As the speed and scale of cyberattacks shift rapidly with the advance of high-performance artificial intelligence (AI), a proposal has emerged that cloud security must also evolve to a "machine speed" phase that responds in real time using AI.
Shin Eun-soo, Principal Security Solutions Architect (PSA) at Amazon Web Services (AWS) Korea, spoke as a presenter at a press briefing held Monday at the AWS Korea office in Yeoksam-dong, Seoul. "With the emergence of high-performance AI, the speed and methods of security response are fundamentally changing," Shin said. "To respond to threats that are becoming increasingly faster and larger in scale, companies must also prepare response tools."
Global frontier AI companies have recently released models capable of everything from vulnerability detection to generating exploit code and suggesting fixes. Recent benchmarks showed attack success rates reaching up to 87%. As a result, the average time for an attacker to successfully hack has been dramatically shortened, from 2.3 years in 2018 to 5 days in 2024, and now to about 20 hours.
By contrast, it still takes companies an average of 32 to 38 days to apply security patches, meaning the gap is widening further. "97% of organizations that experienced AI-related security incidents lacked adequate access control mechanisms," Shin said. "As vulnerabilities that used to emerge at a rate of one or two a day now pour out by the hundreds, security professionals could face burnout from work overload."
Shin introduced AWS's multi-layered defense system to respond to this. AWS operates automated reasoning technology, which perfectly verifies the safety of security policies and network configurations through mathematical algorithms, built into various services. AWS Security currently analyzes 400 trillion network flows per day, monitors an average of 8.8 trillion events per hour through Amazon GuardDuty, and protects more than 1 billion EC2 instances (cloud virtual servers). Last year, it also blocked more than 300 million malicious encryption attempts targeting customer data stored in Amazon S3.
In particular, AWS put "AWS Continuum," which automates the entire process from discovery to verification and remediation of security threats, at the forefront. In this system, which combines prioritization, verification, and remediation agents, AI autonomously performs the full cycle of penetration testing, code scanning, and threat modeling.
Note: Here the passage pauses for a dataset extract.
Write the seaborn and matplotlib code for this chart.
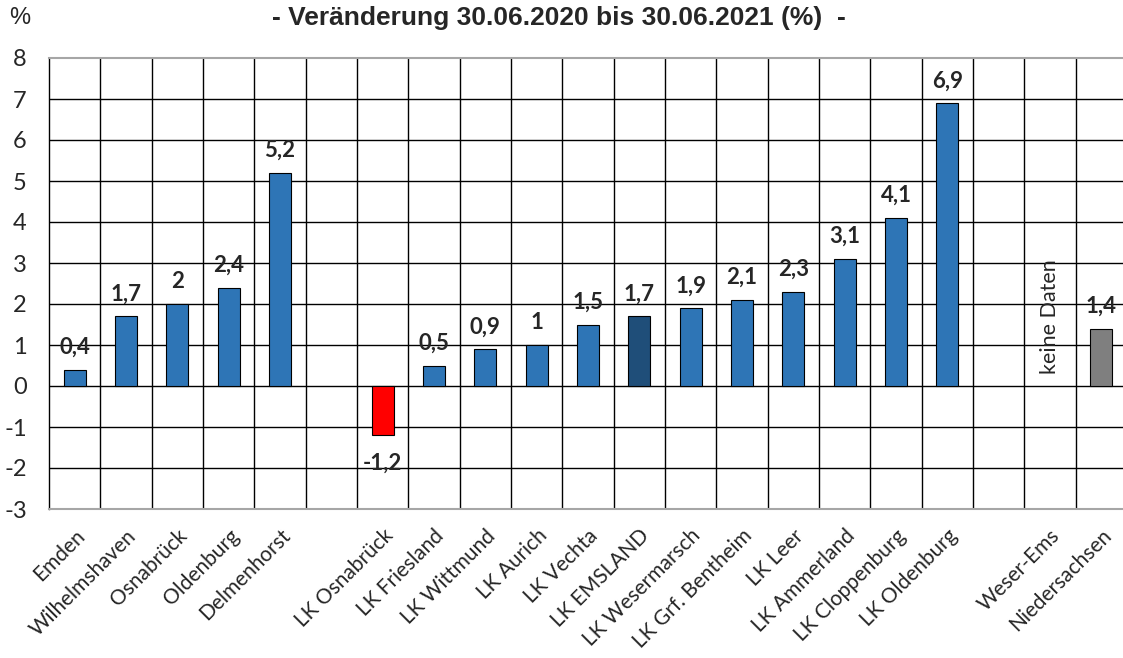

Japanese software-as-a-service (SaaS) security company HENGE actually adopted the AWS Security Agent to build a 24-hour autonomous penetration testing system, shortening the security verification period by more than 90%.
Lee Jin-wook, head of the LG CNS RED team, said, "The threat of high-performance AI is now too close to say it is far away," and disclosed verification results from adopting the "AWS Security Agent" in an actual work environment. According to Lee, when additional system context such as actual account permission information was provided, review reliability rose from the previous 60% to 90%.
The cost and time savings were also dramatic. In a hybrid approach combining expert verification, review costs were cut by 30% and the period was shortened from 5 days to 3 days. Going a step further, when the Security Agent performed the task alone, costs were reduced by 70% compared to before, and review time was cut by 80%, from 5 days to just 1 day.
"We confirmed excellent effects across overall areas including speed, expertise, cost, and pipeline integration," Lee said. "We successfully completed technical verification for some services through the second quarter of this year, and we plan to expand the scope of security application company-wide from the third quarter onward."